2 miliardi verso ETF che replicano indici esteri

Niente azioni cinesi, siamo cinesi

Continua il momento di scarsa attrattiva delle azioni delle aziende cinesi sul mercato locale (e in verità anche sui mercati esteri). Nel solo mese di gennaio sarebbero fluiti, secondo i numeri raccolti da Bloomberg, oltre 2 miliardi di dollari verso ETF che replicano i principali indici della borsa USA e della borsa giapponese. Particolarmente attrattivi per i risparmiatori e gli investitori cinesi quelli che replicano l’indice Standard 6 Pooor’s 500. Un fiume di denaro che ha battuto anche le restrizioni di Pechino, causando poi non pochi problemi sugli scambi stessi.

Il trading di questi strumenti avviene spesso a intermittenza, con sospensioni per eccesso di rialzo e che sono il frutto anche del grosso scarto che è maturato, in diverse circostanze tra NAV e valore delle quote. Una conseguenza chiara della grande domanda di questi fondi, che sono l’unico modo per una vasta maggioranza dei partecipanti ai mercati cinesi di esporsi verso certi titoli e verso certi mercati.

La “muraglia” non ha funzionato

Investitori che votano con i piedi

Questo il commento, raccolto sempre da Bloomberg, di Peng Hong, che è fund manager da Shenzhen Zichang Fund Management.
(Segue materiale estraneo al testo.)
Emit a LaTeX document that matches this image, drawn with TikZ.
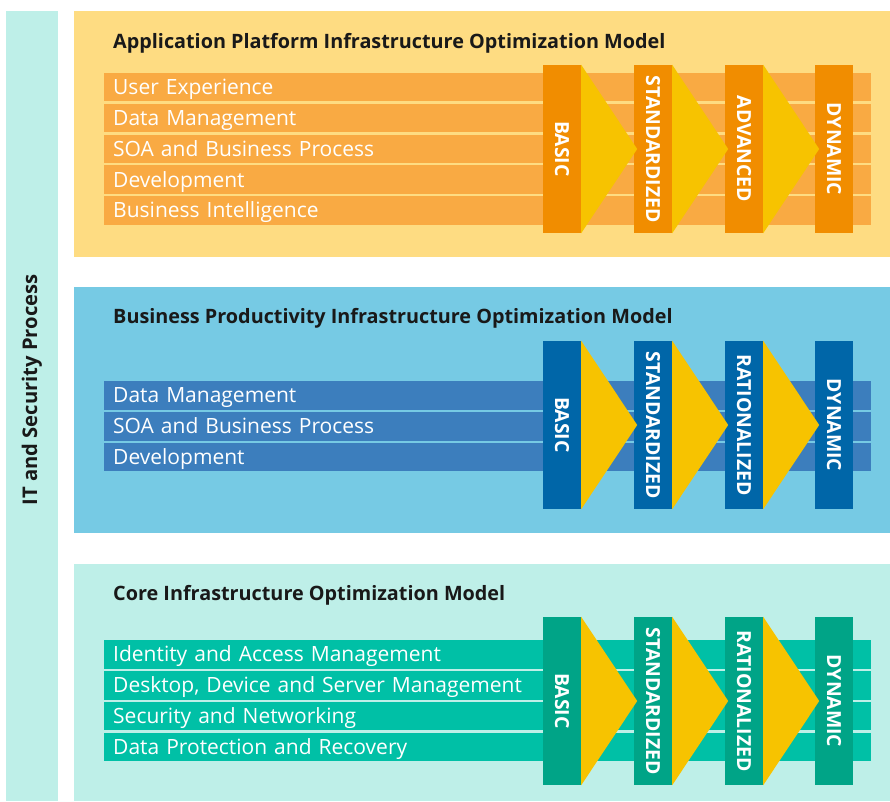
\documentclass[tikz,border=0pt]{standalone}
\usepackage{fontspec}
\setmainfont{Open Sans}
\usepackage{xcolor}

\definecolor{sidebg}{HTML}{BEEFE8}
\definecolor{appbg}{HTML}{FEDC82}
\definecolor{approw}{HTML}{F9AA43}
\definecolor{appstage}{HTML}{F18D00}
\definecolor{prodbg}{HTML}{76CAE4}
\definecolor{prodrow}{HTML}{3C7EBD}
\definecolor{prodstage}{HTML}{0066A8}
\definecolor{corebg}{HTML}{BEEFE8}
\definecolor{corerow}{HTML}{00C0A6}
\definecolor{corestage}{HTML}{00A487}
\definecolor{arrowfill}{HTML}{F7C300}

\begin{document}
\begin{tikzpicture}[x=1pt,y=-1pt,
  titletext/.style={anchor=base west,inner sep=0pt,text=black!90,
    font=\fontsize{19.8}{23}\selectfont\bfseries},
  rowbox/.style={anchor=north west,minimum height=28.5pt,inner xsep=9pt,inner ysep=0pt,
    text width=749pt,align=left,text=white,text height=15pt,text depth=0pt,
    font=\fontsize{21}{25}\selectfont},
  stagebox/.style={rotate=-90,minimum width=168pt,minimum height=38pt,inner sep=0pt,
    text=white,text height=13.8pt,text depth=0pt,font=\fontsize{19.4}{22}\selectfont\bfseries},
  stagearrow/.style={fill=arrowfill}]
  % page and panels
  \fill[white] (0,0) rectangle (890,801);
  \fill[sidebg] (6,11) rectangle (58,801);
  \node (side) at (32,390) [rotate=90,inner sep=0pt,text=black!90,
    font=\fontsize{20.2}{23}\selectfont\bfseries] {IT and Security Process};

  % application platform
  \fill[appbg] (74,11) rectangle (890,257);
  \node (apptitle) at (113,48) [titletext] {Application Platform Infrastructure Optimization Model};
  \node (ux) at (104,72.7) [rowbox,fill=approw] {User Experience};
  \node (dm) at (104,103.5) [rowbox,fill=approw] {Data Management};
  \node (soa) at (104,134.3) [rowbox,fill=approw] {SOA and Business Process};
  \node (dev) at (104,165.1) [rowbox,fill=approw] {Development};
  \node (bi) at (104,195.9) [rowbox,fill=approw] {Business Intelligence};
  \node (ab) at (562,149) [stagebox,fill=appstage] {BASIC};
  \node (as) at (653,149) [stagebox,fill=appstage] {STANDARDIZED};
  \node (aa) at (744,149) [stagebox,fill=appstage] {ADVANCED};
  \node (ad) at (834,149) [stagebox,fill=appstage] {DYNAMIC};
  \fill[stagearrow] (ab.north west) -- ([xshift=56pt]ab.north) -- (ab.north east) -- cycle;
  \fill[stagearrow] (as.north west) -- ([xshift=56pt]as.north) -- (as.north east) -- cycle;
  \fill[stagearrow] (aa.north west) -- ([xshift=56pt]aa.north) -- (aa.north east) -- cycle;

  % business productivity
  \fill[prodbg] (74,287) rectangle (890,533);
  \node (prodtitle) at (113,323) [titletext] {Business Productivity Infrastructure Optimization Model};
  \node (pdm) at (104,381) [rowbox,fill=prodrow] {Data Management};
  \node (psoa) at (104,411.8) [rowbox,fill=prodrow] {SOA and Business Process};
  \node (pdev) at (104,442.6) [rowbox,fill=prodrow] {Development};
  \node (pb) at (562,425) [stagebox,fill=prodstage] {BASIC};
  \node (ps) at (653,425) [stagebox,fill=prodstage] {STANDARDIZED};
  \node (pr) at (744,425) [stagebox,fill=prodstage] {RATIONALIZED};
  \node (pd) at (834,425) [stagebox,fill=prodstage] {DYNAMIC};
  \fill[stagearrow] (pb.north west) -- ([xshift=56pt]pb.north) -- (pb.north east) -- cycle;
  \fill[stagearrow] (ps.north west) -- ([xshift=56pt]ps.north) -- (ps.north east) -- cycle;
  \fill[stagearrow] (pr.north west) -- ([xshift=56pt]pr.north) -- (pr.north east) -- cycle;

  % core infrastructure
  \fill[corebg] (74,564) rectangle (890,801);
  \node (coretitle) at (113,600.5) [titletext] {Core Infrastructure Optimization Model};
  \node (iam) at (104,640) [rowbox,fill=corerow] {Identity and Access Management};
  \node (dds) at (104,670.8) [rowbox,fill=corerow] {Desktop, Device and Server Management};
  \node (sn) at (104,701.6) [rowbox,fill=corerow] {Security and Networking};
  \node (dpr) at (104,732.4) [rowbox,fill=corerow] {Data Protection and Recovery};
  \node (cb) at (562,701) [stagebox,fill=corestage] {BASIC};
  \node (cs) at (653,701) [stagebox,fill=corestage] {STANDARDIZED};
  \node (cr) at (744,701) [stagebox,fill=corestage] {RATIONALIZED};
  \node (cd) at (834,701) [stagebox,fill=corestage] {DYNAMIC};
  \fill[stagearrow] (cb.north west) -- ([xshift=56pt]cb.north) -- (cb.north east) -- cycle;
  \fill[stagearrow] (cs.north west) -- ([xshift=56pt]cs.north) -- (cs.north east) -- cycle;
  \fill[stagearrow] (cr.north west) -- ([xshift=56pt]cr.north) -- (cr.north east) -- cycle;
\end{tikzpicture}
\end{document}
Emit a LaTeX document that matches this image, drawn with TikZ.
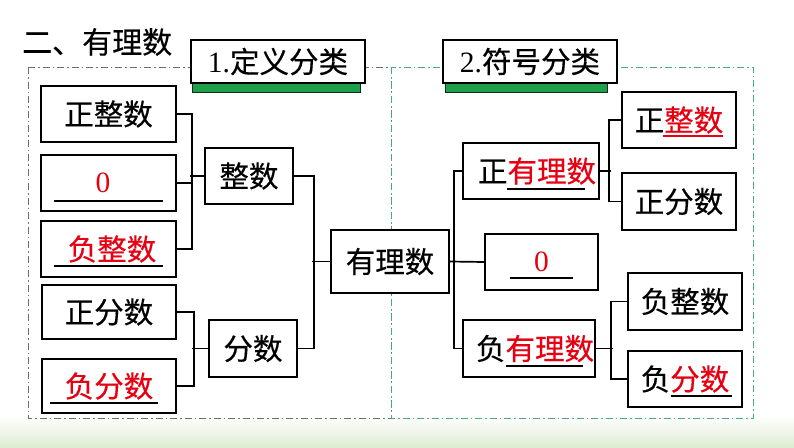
\documentclass[tikz,border=0pt]{standalone}
\usepackage{fontspec}
\setmainfont{Liberation Serif}
\newfontfamily\cjk[FakeBold=0.4]{Noto Sans CJK SC}
\definecolor{dashgray}{RGB}{110,110,110}
\definecolor{dashgreen}{RGB}{70,170,130}
\definecolor{bargreen}{RGB}{30,160,75}
\definecolor{bandgreen}{RGB}{222,236,210}
\definecolor{ansred}{RGB}{230,0,18}
\tikzset{
  x=1pt,y=-1pt,
  box/.style={draw=black,line width=1.9pt,fill=white,inner sep=0pt,font=\fontsize{29.5}{31}\selectfont\cjk},
  conn/.style={line width=1.7pt,black},
  uline/.style={line width=1.1pt},
  head/.style={draw=black,line width=1.9pt,fill=white,inner sep=0pt,minimum width=174,minimum height=43,font=\fontsize{29.5}{31}\selectfont},
  gbar/.style={fill=bargreen,draw=black!70!bargreen,line width=0.6pt},
}
\newcommand{\ans}[1]{\textcolor{ansred}{#1}}
\begin{document}
\begin{tikzpicture}
\useasboundingbox (0,0) rectangle (794,447);
\fill[white] (0,0) rectangle (794,447);
\shade[top color=white,bottom color=bandgreen] (0,416) rectangle (794,447);
% frames
\draw[dashgray,line width=1pt,dash pattern=on 7pt off 3pt on 1.5pt off 3pt] (28,67) rectangle (391,418);
\draw[dashgreen,line width=1pt,dash pattern=on 7pt off 3pt on 1.5pt off 3pt] (391,67) rectangle (753,418);
% title
\node[anchor=west,inner sep=0pt,font=\fontsize{30}{32}\selectfont\cjk] (title) at (22,42) {二、有理数};
% headers
\fill[gbar] (192,83) rectangle (360,92);
\node[head] (h1) at (278,61.5) {1.{\cjk 定义分类}};
\fill[gbar] (445,83) rectangle (607,92);
\node[head] (h2) at (530,61.5) {2.{\cjk 符号分类}};
% left column
\node[box,minimum width=135,minimum height=56] (L1) at (108.5,114) {正整数};
\node[box,minimum width=135,minimum height=56] (L2) at (108.5,183) {\ans{\rmfamily 0}\hspace*{11pt}};
\node[box,minimum width=135,minimum height=56] (L3) at (108.5,249) {\hspace*{7pt}\ans{负整数}};
\node[box,minimum width=134,minimum height=54] (L4) at (109,312) {正分数};
\node[box,minimum width=134,minimum height=54] (L5) at (109,386) {\ans{负分数}};
\node[box,minimum width=88,minimum height=56] (M1) at (249,176) {整数};
\node[box,minimum width=88,minimum height=57] (M2) at (253,348.5) {分数};
\node[box,minimum width=118,minimum height=63] (C) at (390,261.5) {有理数};
% right
\node[box,minimum width=136,minimum height=56] (R1) at (531,171) {\hspace*{12pt}正\ans{有理数}};
\node[box,minimum width=113,minimum height=56] (R2) at (541.5,262) {\ans{\rmfamily 0}};
\node[box,minimum width=132,minimum height=57] (R3) at (529,348.5) {\hspace*{12pt}负\ans{有理数}};
\node[box,minimum width=114,minimum height=56] (RR1) at (679,120) {正\ans{整数}};
\node[box,minimum width=114,minimum height=57] (RR2) at (679,201.5) {正分数};
\node[box,minimum width=114,minimum height=57] (RR3) at (685,301.5) {负整数};
\node[box,minimum width=114,minimum height=56] (RR4) at (685,379) {负\ans{分数}};
% underlines
\draw[uline] (54,201) -- (163,201);
\draw[uline] (54,266) -- (163,266);
\draw[uline] (50,403) -- (158,403);
\draw[uline,ansred] (663,136) -- (723,136);
\draw[uline] (507,189) -- (585,189);
\draw[uline] (510,278) -- (573,278);
\draw[uline] (506,366) -- (583,366);
\draw[uline] (671,396) -- (732,396);
% connectors
\draw[conn] (L1.east) -- ++(15,0) |- (L3.east);
\draw[conn] (L2.east) -- ++(15,0);
\draw[conn] (M1.west) -- ++(-14,0);
\draw[conn] (L4.east) -- ++(17,0) |- (L5.east);
\draw[conn] (M2.west) -- ++(-16,0);
\draw[conn] (M1.east) -- ++(20,0) |- (M2.east);
\draw[conn] (C.west) -- ++(-18,0);
\draw[conn] (R1.west) -- ++(-8,0) |- (R3.west);
\draw[conn] (C.east) -- (R2.west);
\draw[conn] (RR1.west) -- ++(-12,0) |- (RR2.west);
\draw[conn] (R1.east) -- ++(11,0);
\draw[conn] (RR3.west) -- ++(-16,0) |- (RR4.west);
\draw[conn] (R3.east) -- ++(17,0);
\end{tikzpicture}
\end{document}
Permangono però enormi rischi su prodotti che vengono venduti con un premium molto alto e dettato dal mercato e che potrebbero esporre a perdite consistenti nel caso di correzione del mercato USA, correzioni però che fino ad oggi – nonostante se ne parli da tempo – non sembrano avere alcuna intenzione di fare la loro comparsa.

Il caso è emblematico di quanto narrativa e realtà si stiano incrociando in un periodo molto difficile, sotto il profilo finanziario e di mercato, per le società cinesi quotate. Siamo ancora nel guado e lontani dalla riva, con i problemi del settore immobiliare che per molti analisti sono lungi dall’esaurirsi e con la sfiducia che continua a montare nonostante Pechino abbia lasciato intendere la volontà di intervenire a tutela del proprio mercato. Spesso con la carota degli incentivi, ma ancora più spesso con limitazioni che non sembra che stiano funzionando.

Anzi, a guardare certi premium, la sensazione che si ha è che stiano sortendo l’effetto opposto, con chi è intenzionato a investire per intermediazione fuori dalla Cina che è disposto a pagare premium importanti e anche a sopportare rischi maggiori. Rischi che non esisterebbero senza le restrizioni di cui sopra.

Chissà se i dati di febbraio trasformeranno questa anomalia in un trend. Trend che almeno per il momento appare ovvio e che nuove restrizioni potrebbero non essere in grado di invertire.